Monday, March 5, 2012

When we cheer for the bad guys


It's known that storytellers can sell us whatever perspective, whatever idea, whatever reality. It is up to us and our sensitivity to question them and, eventually, buy them or not.


However, at first impact, if the perspective of the story is that of the traditional villain, we tend to cheer for him. I am not talking about the compassion and sympathy we sometimes feel for the villain when, at the moment of his defeat, we see all the dramas of his childhood that had turned him. I am talking of the movies in which pirates, criminals, vampires, thieves and killers are the main characters and we want them to win.



Many may realize this already by hearing of the myth of Robin Hood. I started thinking about it while reading One Piece, the manga by Oda sensei, where the hero is the captain of a pirates' crew. Stevenson' s Jim Hawkins had taught me that Long John Silver and his comrades are evil, in Treasure Island. And yet, his distant, in time and space, comrade Rufy cannot be evil, can he? The reason why Robin Hood is not a very effective example of this upside down paradox is that he fights for the real good, impersonated by king Richard, justifying his means with his end. Not so for the outlaws I am talking about here: Jack Sparrow is a pirate for himself, he is the antihero, and yet we like him...mostly because he is a funny drunk!


Usually, for the trick to work, the Robin Hood formula must stand. In a few words, the criminal needs to do some good in his way and the guys standing on the side of the law need to have something wrong: like being corrupted (as king John) or week and useless (like the royal sailors 'fighting Jack Sparrow'). In this case, the bad guy is actually the good guy, fighting against a twisted authority: it is the famous casa of Denzel Washington in John Q., where we all feel a father is justified to commit a fellony if his son's life is at risk. Another possibility is when there is no good guys in the movie at all: bad guys fighting against other bad ones to protect their power or their life style. It is typically the case of the gangster movies, like the Godfather trilogy. 




Recently, I have seen a movie in which none of the previous cases stand and this anomaly (altough not first in its kind) really made me think:I am talking about the last chapter of the Underworld saga. Traditionally, this saga has dealt with the conflict between vampires and lycans and so far so good (villain vs. villain). In the last two episodes, the conflict is against humans (although in the very last one there is a turn of events...but anyways!). In the last movie the humans have won and the world is ours again. The humans are not weak nor corrupted nor anything: they are rightfully fighting for the survival of their species (ours!), just like vampires and lycans are doing and, eventually, their strength prevails. I thought that this puts in discussion the "kill to eat or to not be eaten" jungle principle, of Kiplingan memory, at the basis of the moral justification for, for example, eating meat (I am not vegan or vegetarian and therefore not trying to turn anyone into anything, I am just saying), killing when attacked, defending your country at all costs and so on. If a Planet of the Apes scenario were to happen, would it then be right for humans to be reduced to the condition of servants, guinea pigs, food? If a new breed of creatures is stronger and more evolved, wouldn’t 
the extinction of the previous one be just normal evolution ? Vampires eat humans to survive, which makes it right to do so, correct? However, in  classic tales, the point is that vampires and zombies and so on are evil, they are demons, a plague to be destroyed, not cured or saved (as poor Hershel of The Walking Dead used to believe). However, what if they have feelings, affections, history, families, memories, just like they are showed in the Underworld saga? Is it right and moral then to just sterminate them with not so much of a "sorry, we need this planet for us"? 

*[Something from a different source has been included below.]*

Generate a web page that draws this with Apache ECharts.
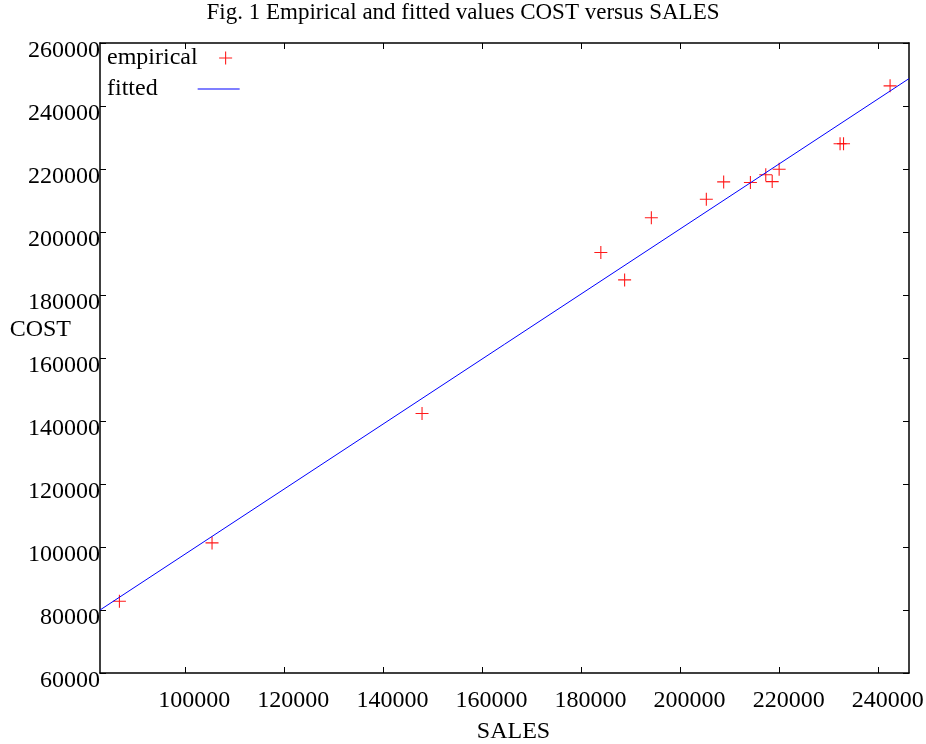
<!DOCTYPE html>
<html>
<head>
<meta charset="utf-8">
<script src="https://cdn.jsdelivr.net/npm/echarts@6/dist/echarts.min.js"></script>
<style>
html,body{margin:0;padding:0;background:#fff;}
#chart{width:926px;height:744px;}
</style>
</head>
<body>
<div id="chart"></div>
<script>
// ---- data ----
const titleText = 'Fig. 1 Empirical and fitted values COST versus SALES';
const xName = 'SALES';
const yName = 'COST';
const salesX = [86700, 105400, 147800, 183900, 188700, 194100, 205200, 208700, 214100, 217200, 218500, 219900, 232200, 232900, 242300];
const costY  = [82800, 101300, 142400, 193500, 184800, 204500, 210400, 215900, 215700, 218200, 216000, 219900, 228000, 228000, 246400];
const fitX = [82780, 246120];
const fitY = [80000, 248700];
const xTicks = [100000, 120000, 140000, 160000, 180000, 200000, 220000, 240000];
const yTicks = [60000, 80000, 100000, 120000, 140000, 160000, 180000, 200000, 220000, 240000, 260000];
const xRange = [82780, 246120];
const yRange = [60000, 260000];

const FONT = 'Liberation Serif';
const plus = 'path://M0,5.5H12V6.5H0Z M5.5,0H6.5V12H5.5Z';
const dash = 'path://M0,0H42V1H0Z';

const empirical = salesX.map((x, i) => [x, costY[i]]);
const fitted = fitX.map((x, i) => [x, fitY[i]]);

const chart = echarts.init(document.getElementById('chart'), null, {renderer: 'canvas'});
const lineStyle = {color: '#000', width: 1.5};
const plain = v => String(v);
const baseX = {
  type: 'value', min: xRange[0], max: xRange[1],
  axisLine: {show: true, onZero: false, lineStyle: lineStyle},
  axisTick: {show: true, inside: true, length: 6, lineStyle: {color: '#000', width: 1}, customValues: xTicks},
  splitLine: {show: false}
};
const baseY = {
  type: 'value', min: yRange[0], max: yRange[1], interval: 20000,
  axisLine: {show: true, onZero: false, lineStyle: lineStyle},
  axisTick: {show: true, inside: true, length: 6, lineStyle: {color: '#000', width: 1}, customValues: yTicks},
  splitLine: {show: false}
};
chart.setOption({
  animation: false,
  backgroundColor: '#fff',
  textStyle: {fontFamily: FONT, color: '#000'},
  title: {
    text: titleText, left: 'center', top: 1, padding: 0,
    textStyle: {fontFamily: FONT, fontSize: 23, fontWeight: 'normal', color: '#000'}
  },
  legend: [
    {
      data: [{name: 'empirical', icon: plus}], left: 107, top: 46, padding: 0, orient: 'vertical', align: 'right',
      itemWidth: 46, itemHeight: 13, symbolKeepAspect: true,
      textStyle: {fontFamily: FONT, fontSize: 24, color: '#000'}
    },
    {
      data: [{name: 'fitted', icon: dash}], left: 107, top: 77, padding: 0, orient: 'vertical', align: 'right',
      itemWidth: 42, itemHeight: 14, symbolKeepAspect: true,
      textStyle: {fontFamily: FONT, fontSize: 24, color: '#000', padding: [0, 35, 0, 0]}
    }
  ],
  grid: {left: 100, right: 17, top: 43, bottom: 71, containLabel: false, outerBoundsMode: 'none'},
  xAxis: [
    Object.assign({}, baseX, {
      position: 'bottom',
      name: xName, nameLocation: 'middle', nameGap: 47, nameMoveOverlap: false,
      nameTextStyle: {fontFamily: FONT, fontSize: 24, color: '#000', padding: [0, 0, 0, 18]},
      axisLabel: {show: true, customValues: xTicks, formatter: plain, fontFamily: FONT, fontSize: 24, color: '#000', margin: 16, padding: [0, 0, 0, 18]}
    }),
    Object.assign({}, baseX, {position: 'top', axisLabel: {show: false}})
  ],
  yAxis: [
    Object.assign({}, baseY, {
      position: 'left',
      name: yName, nameLocation: 'middle', nameRotate: 0, nameGap: 29, nameMoveOverlap: false,
      nameTextStyle: {fontFamily: FONT, fontSize: 24, color: '#000', verticalAlign: 'bottom', lineHeight: 56},
      axisLabel: {show: true, customValues: yTicks, formatter: plain, fontFamily: FONT, fontSize: 24, color: '#000', margin: 0, verticalAlign: 'top', lineHeight: 16}
    }),
    Object.assign({}, baseY, {position: 'right', axisLabel: {show: false}})
  ],
  series: [
    {
      name: 'empirical', type: 'scatter', data: empirical,
      symbol: plus, symbolSize: 13, symbolKeepAspect: true,
      itemStyle: {color: '#ff0000', opacity: 0.9}
    },
    {
      name: 'fitted', type: 'line', data: fitted, symbol: 'none', clip: true,
      lineStyle: {color: '#0000ff', width: 1}, itemStyle: {color: '#0000ff'}
    }
  ]
});
</script>
</body>
</html>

Of course, this is just sterile speculation: mythological creatures are not real and never will be. However, taking an extreme and unreal example makes some considerations easier. A more realistic example may come from a movie like the Godfather. We may be disgusted by the fratricide Michael, but we admire the business man and we sympathize with the desperate father of the last scene. And not just because that scene is heartbreaking, but because we know Michael, his virtues and his sins and we still like him, don't we? However, he is not doing what he is doing to defend the life style he knows, not his life. This means that there is no moral debate here: he is a criminal, no "if" or "but". Is it right that we like Michael but we want to estirpate people like him from our society, the real one, when we read about them in the paper?  Afterall, isn't Michael's colleague Al Capone (played by De Niro in The Untouchables) the bad guy to us? We may think he is kind of cool in the tribunal scene, but we don't really like him: Costner, young and good looking, is the hero; De Niro, fattish and ugly, is the villain here, no doubt about it. How can perspective make our judgement so different?



Maybe it is just the magic of the movies and of any story that is told: anyone can be the hero. If we can, not only accept but heartily cheer for rats cooking in a restaurant's kitchen (as Remy's huge, dirty family does in Ratatouille), maybe we can cheer for anyone who has a story worth telling.